Rutherglen resident Herb Ellerbock also addressed council’s budget at the submissions meeting, discussing the inequity of spending across the shire as well as the spending on cycling infrastructure.
“From mid-December 2021 to February 25, 2022, an online survey sought community input into the development of Council’s Draft Budget. The key sentiments expressed in the 311 responses were, council spending across the shire is not fair and equitable; council has been derelict in its general maintenance and upkeep of parks, public toilets, roads and footpaths; council should reduce spending on cycling infrastructure; council should focus its spending on maintaining and improving existing infrastructure; and council should prioritize spending on drainage, kerb, and gutters, which is not surprising, considering the extraordinary flood events of January 2022,” Mr Ellerbock said.
“While minimal consideration is given to improving drainage, kerbs, and guttering, none of the other major concerns raised by the community have been addressed in this Draft Budget.
“So, the over-riding sentiment of survey respondents, that council fails to listen to the community, would come as no surprise.
“Annual budgets must respond to current circumstances and where necessary, override those longer-term objectives, but primarily, the budget must reflect the expectations of the community which this draft budget does not do.
“Councillors should be reminded that they represent the whole of the Indigo Shire, and not just their own community. They are not there merely to rubber-stamp what council staff put in front of them.”
The 2022/23 draft budget was endorsed last month with Cr Roberta Horne the only councillor voting against the budget, expressing concerns about the total funding on cycle paths.
Indigo Shire CEO Trevor Ierino publicly thanked all the submitters who took the time to review the draft budget and provide their feedback.
“Never before have we had such a high level of community input and influence in the development of our budget. From the 300 plus people who participated in our pre-budget survey to the 18 who wrote a formal submission, we read what you had to say, and we have listened,” he said.
“We have made a number of changes to the budget and where possible we have increased funds in some areas as a direct result of the pre-budget survey and the community feedback. Council will consider the final budget at its 28 June meeting.

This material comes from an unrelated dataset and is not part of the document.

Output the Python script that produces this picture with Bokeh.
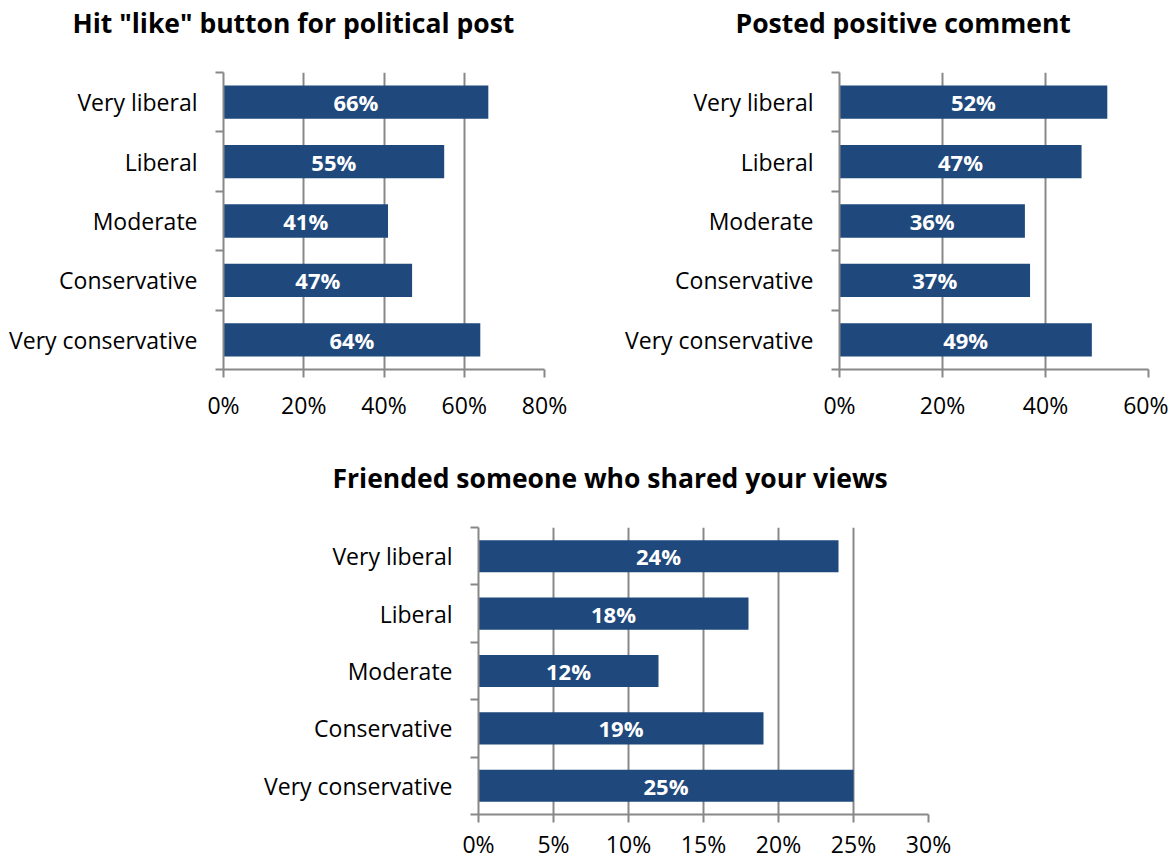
from bokeh.plotting import figure
from bokeh.layouts import column, row
from bokeh.models import FixedTicker, PrintfTickFormatter, Range1d, Title, ColumnDataSource
from bokeh.core.properties import value
from bokeh.embed import file_html
from bokeh.resources import INLINE

categories = ["Very liberal", "Liberal", "Moderate", "Conservative", "Very conservative"]
like_values = [66, 55, 41, 47, 64]
positive_values = [52, 47, 36, 37, 49]
friended_values = [24, 18, 12, 19, 25]

titles = ['Hit "like" button for political post', "Posted positive comment",
          "Friended someone who shared your views"]
x_ticks_1 = [0, 20, 40, 60, 80]
x_ticks_2 = [0, 20, 40, 60]
x_ticks_3 = [0, 5, 10, 15, 20, 25, 30]

FONT = "Open Sans"
BAR = "#1F497D"
GRID = "#888888"


def panel(title, cats, vals, xticks, left, fw, right, top, fh, bottom, toff, lab_standoff):
    n = len(cats)
    ys = [n - 1 - i for i in range(n)]
    p = figure(frame_width=fw, frame_height=fh, min_border_left=left, min_border_right=right,
               min_border_top=top, min_border_bottom=bottom,
               x_range=Range1d(xticks[0], xticks[-1]), y_range=Range1d(-0.5, n - 0.5),
               output_backend="svg", toolbar_location=None)
    p.outline_line_color = None
    p.background_fill_color = "white"
    p.border_fill_color = "white"
    src = ColumnDataSource(dict(y=ys, v=vals, mid=[v / 2 for v in vals],
                                lab=[f"{v}%" for v in vals]))
    p.hbar(y="y", right="v", left=0, height=0.56, source=src, fill_color=BAR, line_color=None)
    p.text(x="mid", y="y", text="lab", source=src, text_color="white",
           text_font=value(FONT), text_font_style="bold", text_font_size="22px",
           text_align="center", text_baseline="middle")
    # x axis
    xa = p.xaxis[0]
    xa.ticker = FixedTicker(ticks=xticks)
    xa.formatter = PrintfTickFormatter(format="%d%%")
    xa.axis_line_color = GRID
    xa.axis_line_width = 2
    xa.major_tick_line_color = GRID
    xa.major_tick_line_width = 2
    xa.major_tick_out = 8
    xa.major_tick_in = 0
    xa.minor_tick_line_color = None
    xa.major_label_text_font = FONT
    xa.major_label_text_font_size = "23px"
    xa.major_label_text_color = "black"
    xa.major_label_standoff = lab_standoff
    # y axis
    ya = p.yaxis[0]
    ya.ticker = FixedTicker(ticks=list(range(n)), minor_ticks=[i - 0.5 for i in range(n + 1)])
    ya.major_label_overrides = {ys[i]: cats[i] for i in range(n)}
    ya.axis_line_color = GRID
    ya.axis_line_width = 2
    ya.major_tick_line_color = None
    ya.minor_tick_line_color = GRID
    ya.minor_tick_line_width = 2
    ya.minor_tick_out = 8
    ya.minor_tick_in = 0
    ya.major_label_text_font = FONT
    ya.major_label_text_font_size = "23px"
    ya.major_label_text_color = "black"
    ya.major_label_standoff = 18
    p.xgrid.ticker = FixedTicker(ticks=xticks)
    p.xgrid.grid_line_color = GRID
    p.xgrid.grid_line_width = 2
    p.ygrid.grid_line_color = None
    # spacer between frame and title, then the title itself
    p.add_layout(Title(text=" ", standoff=28, text_font_size="1px"), "above")
    p.add_layout(Title(text=title, align="left", offset=toff, standoff=2,
                       text_font=FONT, text_font_style="bold", text_font_size="26.5px",
                       text_color="black"), "above")
    return p


p1 = panel(titles[0], categories, like_values, x_ticks_1, 223, 321, 56, 72, 297, 60, -151, 11)
p2 = panel(titles[1], categories, positive_values, x_ticks_2, 239, 309, 20, 72, 297, 60, -104, 11)
p3 = panel(titles[2], categories, friended_values, x_ticks_3, 478, 450, 40, 98, 287, 40, -146, 5)

layout = column(row(p1, p2, spacing=0), p3, spacing=0)
open("out.html", "w").write(file_html(layout, INLINE))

“In addition to input into the budget, the community feedback has also provided us with valuable insights into community sentiment about council. Several themes emerged with the most common being investment in cycling infrastructure and equity of spend across the shire.
“With respect to cycle trails, it’s important to stress that there is no new council funding in the 2022/23 budget for cycling infrastructure.”